Prominent Chinese Photographer Taken by Police, Wife Says

Prominent Chinese Photographer Taken by Police, Wife Says
Lu Guang poses for a photo in New York on July 2018. The wife of award-winning Chinese photographer Lu says he was taken away by state security agents more than three weeks ago during a trip to China's far western region. Lu's wife, Xu, says he was traveling in Xinjiang when she lost contact with him. (Xu Xiaoli via AP)
The Associated Press
11/28/2018
Updated:
11/28/2018

BEIJING—Lu Guang’s photos exposed the everyday realities of people on the margins of Chinese society: coal miners, drug addicts, HIV patients.

Now, the award-winning photographer is at the center of his own stark story. He was taken away by state security agents three weeks ago for unknown reasons, Lu’s wife, Xu Xiaoli, told The Associated Press late Nov. 27.

Xu said Lu was traveling in Xinjiang on Nov. 3 when she lost contact with him. He had connected with photographers in Urumqi, the capital, one week before and was scheduled to meet a friend in Sichuan Province on Nov. 5, but he never showed up.

A friend of Xu helped her inquire about her husband’s whereabouts in his home province of Zhejiang, where authorities said Lu and a fellow photographer had been taken away by Xinjiang state security. They did not give any further details, the friend told Xu.

“I know that he wouldn’t have done anything illegal,” Xu, 45, said in a phone interview from New York, where she is studying art design and raising their child.

Xinjiang’s propaganda department did not immediately respond to a faxed request for comment. When asked about Lu during a regular briefing Wednesday, Chinese foreign ministry spokesman Geng Shuang said he was not aware of the situation.

Lu won first prize in the prestigious World Press Photo contest for a series on poor Chinese villagers who became infected with HIV after selling their own blood to make a living.

His photos tackle gritty subjects like pollution and industrial environmental destruction—issues traditionally avoided by the Chinese press because they risk punishment for exposing societal problems that the government may consider sensitive.

But Lu never had problems with the police before, according to Xu, who added that she was not aware of any photo projects he had planned for his Xinjiang trip.

“He has a strong sense of social responsibility,” she said. “He believed, after confronting the faces of the destitute, that there were things that people should know. At the very least, he believed that (his photos) might motivate them to help others, to trigger change and make things better.”

Lu’s profile on the World Press Photo website says he is the recipient of numerous other photography honors including Germany’s Henri Nannen Prize in Photography and a National Geographic Photography Grant.

It says Lu was the first photographer from China to be invited by the U.S. State Department as a visiting scholar.
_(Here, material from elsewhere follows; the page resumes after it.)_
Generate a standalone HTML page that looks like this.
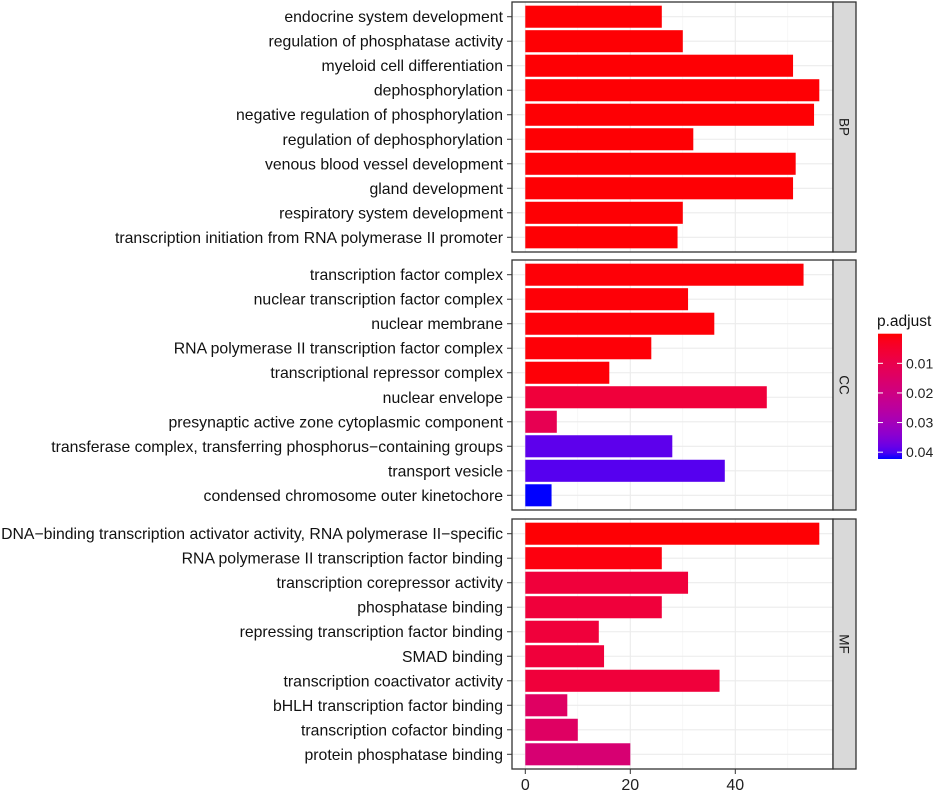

Xu said she believes it was Lu’s first visit to Xinjiang. A stifling security apparatus has been imposed on the region. Over the years, Xinjiang has been transformed into a vast security state, packed with police stations, street cameras, and security checkpoints at which electronic identity cards are scanned.

Beijing has faced an outcry from activists, academics, foreign governments and U.N. rights experts over mass detentions and strict surveillance of the mostly Muslim Uyghur minority and other Muslim groups who call Xinjiang home.

The Chinese regime has used the excuse that Xinjiang faces a serious threat from Islamist militants and separatists who plot attacks and stir up tensions with the ethnic Han Chinese majority to crack down on the local population in Xinjiang.

By Yanang Wang. The Epoch Times contributed to this report.